Last week, at Thanksgiving dinners across the US, there were heated debates – about politics, the economy, and my favorite topic – Bitcoin! Is it a pyramid scheme? Is it a Ponzi? Is it a Bubble? Well – I don’t have answers to those questions. But, as my favorite Bitcoin evangelist (besides Yours Truly) Andreas Antonopoulus points out as a litmus test, you can ask two questions. Does it promise regular returns that exceed average market returns? It’s a Ponzi. Does it focus more on recruiting new people than any product? It’s a pyramid scheme.
Is it a bubble? Opinions vary – adoption drives prices, which drives further adoption and brings in larger investors. Bitcoin has a built-in scarcity that make it deflationary and drive its parabolic growth. There will only be 21 million ever created, about 16 million are in circulation now.
What it does appear to be is the beginning of a voluntary and global wealth exchange. As we saw the week after Thanksgiving, as leftovers were disappearing, “Late-adopter Tuesday” kicked in. New customers flocked in and the bitcoin community witnessed an epic day where bitcoin broke through the hard fought $10,000 barrier to hit another all-time high before unceremoniously correcting nearly $3,000. Who knows what tomorrow will bring, but my bet is that #moneybadger don’t care. If we look at the bubble model below – we appear to be in the Awareness Phase, as large investors have announced intent to incorporate Bitcoin as an asset class. Mind you, this cycle can repeat on shorter and longer time frames.
What is the excitement about? There are several things: it’s the technology, it’s the future of money, it’s disruptive (everyone loves disruption, right?)

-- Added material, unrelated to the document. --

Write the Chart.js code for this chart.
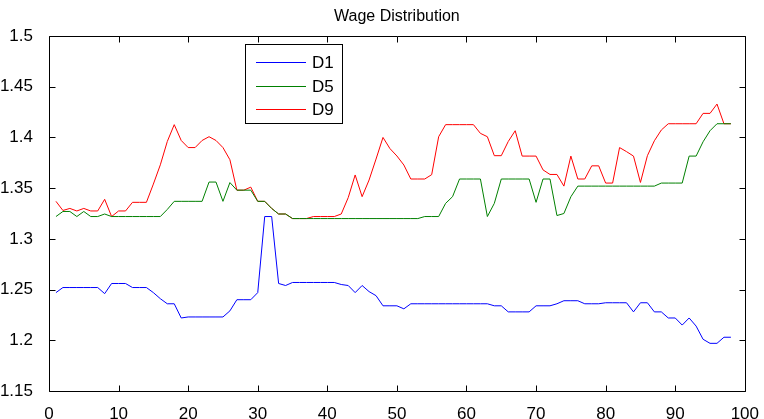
<!DOCTYPE html>
<html>
<head>
<meta charset="utf-8">
<script src="https://cdn.jsdelivr.net/npm/chart.js"></script>
<style>
  html, body { margin: 0; padding: 0; background: #fff; }
</style>
</head>
<body>
<canvas id="wageChart" width="764" height="419"></canvas>
<script>
// values, one per period (periods 1..98)
var d1 = [1.247, 1.252, 1.252, 1.252, 1.252, 1.252, 1.252, 1.246, 1.256, 1.256,
          1.256, 1.252, 1.252, 1.252, 1.247, 1.241, 1.236, 1.236, 1.222, 1.223,
          1.223, 1.223, 1.223, 1.223, 1.223, 1.229, 1.240, 1.240, 1.240, 1.247,
          1.322, 1.322, 1.256, 1.254, 1.257, 1.257, 1.257, 1.257, 1.257, 1.257,
          1.257, 1.255, 1.254, 1.247, 1.254, 1.248, 1.244, 1.234, 1.234, 1.234,
          1.231, 1.236, 1.236, 1.236, 1.236, 1.236, 1.236, 1.236, 1.236, 1.236,
          1.236, 1.236, 1.236, 1.234, 1.234, 1.228, 1.228, 1.228, 1.228, 1.234,
          1.234, 1.234, 1.236, 1.239, 1.239, 1.239, 1.236, 1.236, 1.236, 1.237,
          1.237, 1.237, 1.237, 1.228, 1.237, 1.237, 1.228, 1.228, 1.222, 1.222,
          1.215, 1.222, 1.214, 1.201, 1.197, 1.197, 1.203, 1.203];

var d5 = [1.322, 1.327, 1.327, 1.322, 1.327, 1.322, 1.322, 1.3245, 1.322, 1.322,
          1.322, 1.322, 1.322, 1.322, 1.322, 1.322, 1.329, 1.337, 1.337, 1.337,
          1.337, 1.337, 1.356, 1.356, 1.337, 1.3555, 1.348, 1.348, 1.348, 1.337,
          1.337, 1.330, 1.3245, 1.3245, 1.320, 1.320, 1.320, 1.320, 1.320, 1.320,
          1.320, 1.320, 1.320, 1.320, 1.320, 1.320, 1.320, 1.320, 1.320, 1.320,
          1.320, 1.320, 1.320, 1.322, 1.322, 1.322, 1.335, 1.3416, 1.359, 1.359,
          1.359, 1.359, 1.322, 1.335, 1.359, 1.359, 1.359, 1.359, 1.359, 1.336,
          1.359, 1.359, 1.323, 1.325, 1.3415, 1.352, 1.352, 1.352, 1.352, 1.352,
          1.352, 1.352, 1.352, 1.352, 1.352, 1.352, 1.352, 1.355, 1.355, 1.355,
          1.355, 1.3816, 1.3816, 1.3957, 1.4066, 1.4135, 1.4135, 1.4135];

var d9 = [1.337, 1.328, 1.330, 1.3275, 1.330, 1.3275, 1.3275, 1.339, 1.322, 1.3275,
          1.3275, 1.336, 1.336, 1.336, 1.354, 1.373, 1.396, 1.4126, 1.397, 1.390,
          1.390, 1.397, 1.4007, 1.397, 1.390, 1.378, 1.348, 1.348, 1.351, 1.337,
          1.337, 1.330, 1.3245, 1.3245, 1.320, 1.320, 1.320, 1.322, 1.322, 1.322,
          1.322, 1.3245, 1.3406, 1.363, 1.3416, 1.358, 1.3787, 1.400, 1.389, 1.3817,
          1.3728, 1.359, 1.359, 1.359, 1.3633, 1.4007, 1.4126, 1.4126, 1.4126, 1.4126,
          1.4126, 1.404, 1.4007, 1.382, 1.382, 1.396, 1.4066, 1.3816, 1.3816, 1.3816,
          1.368, 1.3635, 1.3635, 1.352, 1.3816, 1.359, 1.359, 1.372, 1.372, 1.355,
          1.355, 1.390, 1.386, 1.3816, 1.3556, 1.382, 1.3967, 1.4073, 1.4135, 1.4135,
          1.4135, 1.4135, 1.4135, 1.4237, 1.4237, 1.4329, 1.4135, 1.4135];

var seriesNames = ['D1', 'D5', 'D9'];
var seriesColors = ['#0000ff', '#008000', '#ff0000'];
var chartTitle = 'Wage Distribution';

var textFont = '"Liberation Sans", Arial, sans-serif';

function toPoints(values) {
    return values.map(function (v, i) { return { x: i + 1, y: v }; });
}

// MATLAB-like frame: box, inward ticks on all sides, title and legend box
var matlabFrame = {
    id: 'matlabFrame',
    afterDraw: function (chart) {
        var ctx = chart.ctx;
        var a = chart.chartArea;
        var xs = chart.scales.x;
        var ys = chart.scales.y;
        var L = Math.round(a.left) + 0.5, R = Math.round(a.right) + 0.5;
        var T = Math.round(a.top) + 0.5, B = Math.round(a.bottom) + 0.5;

        ctx.save();
        ctx.strokeStyle = '#000';
        ctx.lineWidth = 1;
        ctx.beginPath();
        ctx.rect(L, T, R - L, B - T);
        xs.ticks.forEach(function (t) {
            var px = Math.round(xs.getPixelForValue(t.value)) + 0.5;
            ctx.moveTo(px, B); ctx.lineTo(px, B - 6);
            ctx.moveTo(px, T); ctx.lineTo(px, T + 6);
        });
        ys.ticks.forEach(function (t) {
            var py = Math.round(ys.getPixelForValue(t.value)) + 0.5;
            ctx.moveTo(L, py); ctx.lineTo(L + 6, py);
            ctx.moveTo(R, py); ctx.lineTo(R - 6, py);
        });
        ctx.stroke();

        // title
        ctx.fillStyle = '#000';
        ctx.font = '16px ' + textFont;
        ctx.textAlign = 'center';
        ctx.textBaseline = 'middle';
        ctx.fillText(chartTitle, (a.left + a.right) / 2, 17);

        // legend
        var bx = 245.5, by = 44.5, bw = 97, bh = 79;
        ctx.fillStyle = '#fff';
        ctx.fillRect(bx, by, bw, bh);
        ctx.strokeRect(bx, by, bw, bh);
        ctx.font = '17px ' + textFont;
        ctx.textAlign = 'left';
        chart.data.datasets.forEach(function (ds, i) {
            var y = Math.round(62 + i * 23.5) + 0.5;
            ctx.strokeStyle = ds.borderColor;
            ctx.beginPath();
            ctx.moveTo(256, y);
            ctx.lineTo(306, y);
            ctx.stroke();
            ctx.fillStyle = '#000';
            ctx.fillText(ds.label, 312, y + 1);
        });
        ctx.restore();
    }
};

var ctxWage = document.getElementById('wageChart').getContext('2d');
var wageChart = new Chart(ctxWage, {
    type: 'line',
    data: {
        datasets: seriesNames.map(function (name, i) {
            return {
                label: name,
                data: toPoints([d1, d5, d9][i]),
                borderColor: seriesColors[i],
                backgroundColor: seriesColors[i],
                borderWidth: 1,
                pointRadius: 0,
                tension: 0,
                fill: false
            };
        })
    },
    options: {
        responsive: false,
        animation: false,
        layout: { padding: { top: 36, right: 18, left: 0, bottom: 0 } },
        plugins: {
            legend: { display: false },
            title: { display: false },
            tooltip: { enabled: false }
        },
        scales: {
            x: {
                type: 'linear',
                min: 0,
                max: 100,
                grid: { display: false },
                border: { display: false },
                ticks: {
                    stepSize: 10,
                    maxRotation: 0,
                    padding: 5,
                    color: '#000',
                    font: { family: textFont, size: 17 }
                },
                afterFit: function (scale) { scale.height = 28; }
            },
            y: {
                min: 1.15,
                max: 1.5,
                grid: { display: false },
                border: { display: false },
                ticks: {
                    stepSize: 0.05,
                    padding: 8,
                    color: '#000',
                    font: { family: textFont, size: 17 },
                    callback: function (v) { return String(+v.toFixed(2)); }
                },
                afterFit: function (scale) { scale.width = 49; }
            }
        }
    },
    plugins: [matlabFrame]
});
</script>
</body>
</html>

Other technologists can relate; it’s like Neal Stephenson’s books come to life — Snow Crash, Cryptonomicon, and Reamde all rolled into one. There are aspects of security — it’s peer-to-peer, open source, and trustless. It uses encryption, hashing, and a distributed database. It’s “nerd money,” and it’s just darned cool (it’s not gold-pressed latinum from the Alpha quadrant, but it’s almost there)! Some see it as the next major transition in money — we’ve gone from bartering to precious metals, coins, paper, credit cards and now the open ledger built on the original blockchain. This opens up a can of worms about regulations, taxes, and who owns money (we can save that conversation for Citrix Summit).

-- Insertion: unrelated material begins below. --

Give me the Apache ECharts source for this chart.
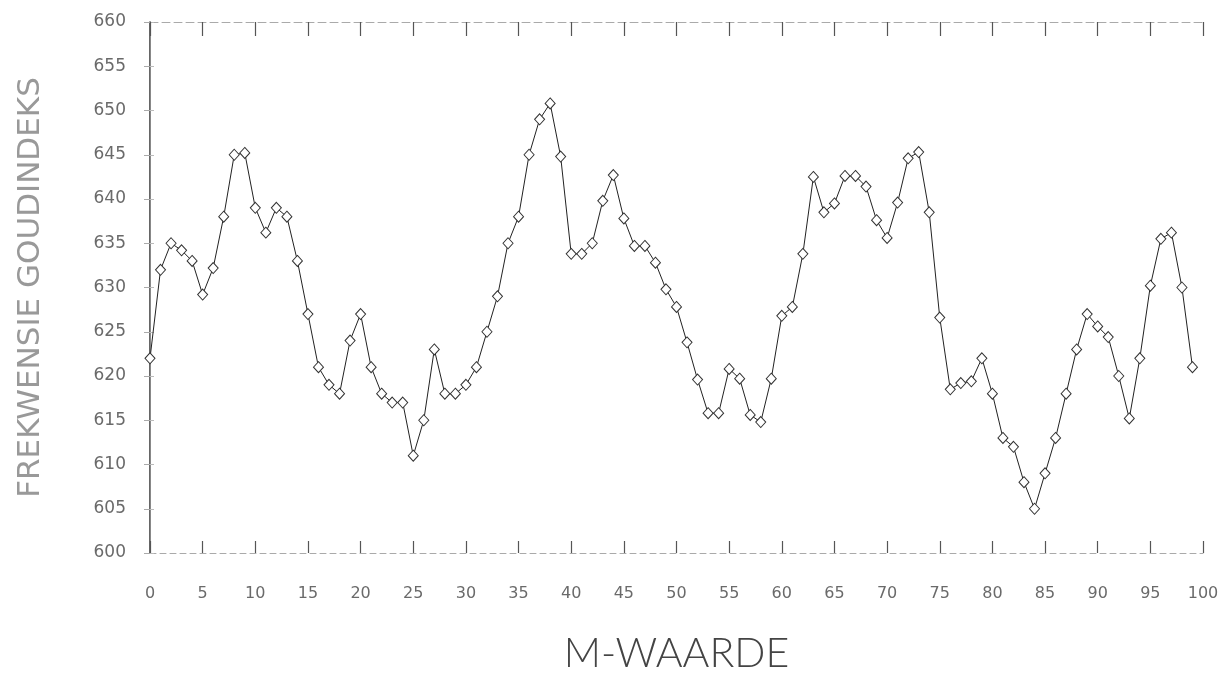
<!DOCTYPE html>
<html>
<head>
<meta charset="utf-8">
<script src="https://cdn.jsdelivr.net/npm/echarts@6/dist/echarts.min.js"></script>
<style>html,body{margin:0;padding:0;background:#fff}#c{width:1228px;height:675px}</style>
</head>
<body>
<div id="c"></div>
<script>
const mValues = [0,1,2,3,4,5,6,7,8,9,10,11,12,13,14,15,16,17,18,19,20,21,22,23,24,25,26,27,28,29,30,31,32,33,34,35,36,37,38,39,40,41,42,43,44,45,46,47,48,49,50,51,52,53,54,55,56,57,58,59,60,61,62,63,64,65,66,67,68,69,70,71,72,73,74,75,76,77,78,79,80,81,82,83,84,85,86,87,88,89,90,91,92,93,94,95,96,97,98,99];
const goldIndex = [
  622, 632, 635, 634.2, 633, 629.2, 632.2, 638, 645, 645.2,
  639, 636.2, 639, 638, 633, 627, 621, 619, 618, 624,
  627, 621, 618, 617, 617, 611, 615, 623, 618, 618,
  619, 621, 625, 629, 635, 638, 645, 649, 650.8, 644.8,
  633.8, 633.8, 635, 639.8, 642.7, 637.8, 634.7, 634.7, 632.8, 629.8,
  627.8, 623.8, 619.6, 615.8, 615.8, 620.8, 619.7, 615.6, 614.8, 619.7,
  626.8, 627.8, 633.8, 642.5, 638.5, 639.5, 642.6, 642.6, 641.4, 637.6,
  635.6, 639.6, 644.6, 645.3, 638.5, 626.6, 618.5, 619.2, 619.4, 622,
  618, 613, 612, 608, 605, 609, 613, 618, 623, 627,
  625.6, 624.4, 620, 615.2, 622, 630.2, 635.5, 636.2, 630, 621
];
const xTicks = { min: 0, max: 100, step: 5 };
const yTicks = { min: 600, max: 660, step: 5 };
const xTitle = 'M-WAARDE';
const yTitle = 'FREKWENSIE GOUDINDEKS';

const chart = echarts.init(document.getElementById('c'), null, { renderer: 'canvas' });
const labelFont = { color: '#6a6a6a', fontFamily: 'DejaVu Sans', fontSize: 15 };
chart.setOption({
  animation: false,
  backgroundColor: '#fff',
  grid: { left: 150, right: 25, top: 22, bottom: 122, containLabel: false, outerBoundsMode: 'none' },
  xAxis: [{
    type: 'value', min: xTicks.min, max: xTicks.max, interval: xTicks.step,
    position: 'bottom',
    name: xTitle, nameLocation: 'middle', nameGap: 80,
    nameTextStyle: { color: '#444', fontFamily: 'Lato', fontWeight: 300, fontSize: 41 },
    axisLine: { show: true, lineStyle: { color: '#aaa', width: 1, type: [6, 4] } },
    axisTick: { show: true, inside: true, length: 12, lineStyle: { color: '#555', width: 1.2 } },
    axisLabel: Object.assign({ margin: 33 }, labelFont, { fontSize: 16 }),
    splitLine: { show: false }
  }, {
    type: 'value', min: xTicks.min, max: xTicks.max, interval: xTicks.step,
    position: 'top',
    axisLine: { show: true, lineStyle: { color: '#aaa', width: 1, type: [8, 4] } },
    axisTick: { show: true, inside: true, length: 14, lineStyle: { color: '#555', width: 1.2 } },
    axisLabel: { show: false },
    splitLine: { show: false }
  }],
  yAxis: [{
    type: 'value', min: yTicks.min, max: yTicks.max, interval: yTicks.step,
    position: 'left',
    name: yTitle, nameLocation: 'middle', nameGap: 104, nameRotate: 90,
    nameTextStyle: { color: '#999', fontFamily: 'DejaVu Sans', fontSize: 31 },
    axisLine: { show: true, lineStyle: { color: '#333', width: 1.5 } },
    axisTick: { show: true, inside: true, length: 4, lineStyle: { color: '#bbb' } },
    axisLabel: Object.assign({ margin: 24 }, labelFont, { fontSize: 17 }),
    splitLine: { show: false }
  }, {
    type: 'value', min: yTicks.min, max: yTicks.max, interval: yTicks.step,
    position: 'right',
    axisLine: { show: true, lineStyle: { color: '#888', width: 1 } },
    axisTick: { show: true, inside: true, length: 6, lineStyle: { color: '#aaa' } },
    axisLabel: { show: false },
    splitLine: { show: false }
  }],
  series: [{
    type: 'line',
    xAxisIndex: 0, yAxisIndex: 0,
    data: mValues.map((m, i) => [m, goldIndex[i]]),
    symbol: 'diamond',
    symbolSize: [10, 11],
    showAllSymbol: true,
    lineStyle: { color: '#222', width: 1 },
    itemStyle: { color: '#fff', borderColor: '#333', borderWidth: 1 }
  }]
});
</script>
</body>
</html>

How disruptive is it? How disruptive was the internet? How about cell phones and smart phones?
What about apps stores, Cloud, SaaS – where will IoT, ML, AI go? Buzzword Bingo! Bitcoin and blockchain have started disrupting inventory management, currency, and healthcare. But as you’ve heard me mention before – ad infinitum – Bitcoin is also disrupting cybercrime, whether it’s DDoS attacks or Ransomware (seriously, read the Ransomware post, it has Vikings in it!) They are coming for your Bitcoins, so if you have bought some to get yourself or company out of a pickle, then follow these steps to help you keep them instead.
- Backup – Have at least three copies of your data. Store the copies on two different types of media and keep one backup copy offsite in case of physical theft
- Educate – Raise individual and organizational awareness of unsolicited and suspicious emails and web links.
- Privilege – Operate under a model of least trust. Reduce privileges and don’t run applications in administrator mode. All hardware and software admin names and passwords should be changed and deleted immediately. Otherwise, you may be leaving an easy backdoor open.
- Sandbox – Sandbox the email client and web browser using virtualization or the cloud. This will prevent or decrease the likelihood of ransomware spreading to other machines.
- Block – Move from using blacklisting to whitelisting. Only allow known good domains instead of only blocking known bad ones. This ensures fewer bad actors can get in.
- Contain – Build security zones using network segmentation, trust levels, and access controls.
- Harden – Update and lockdown the OS and critical applications – disable macros and active content so files aren’t left out for the taking (or destroying).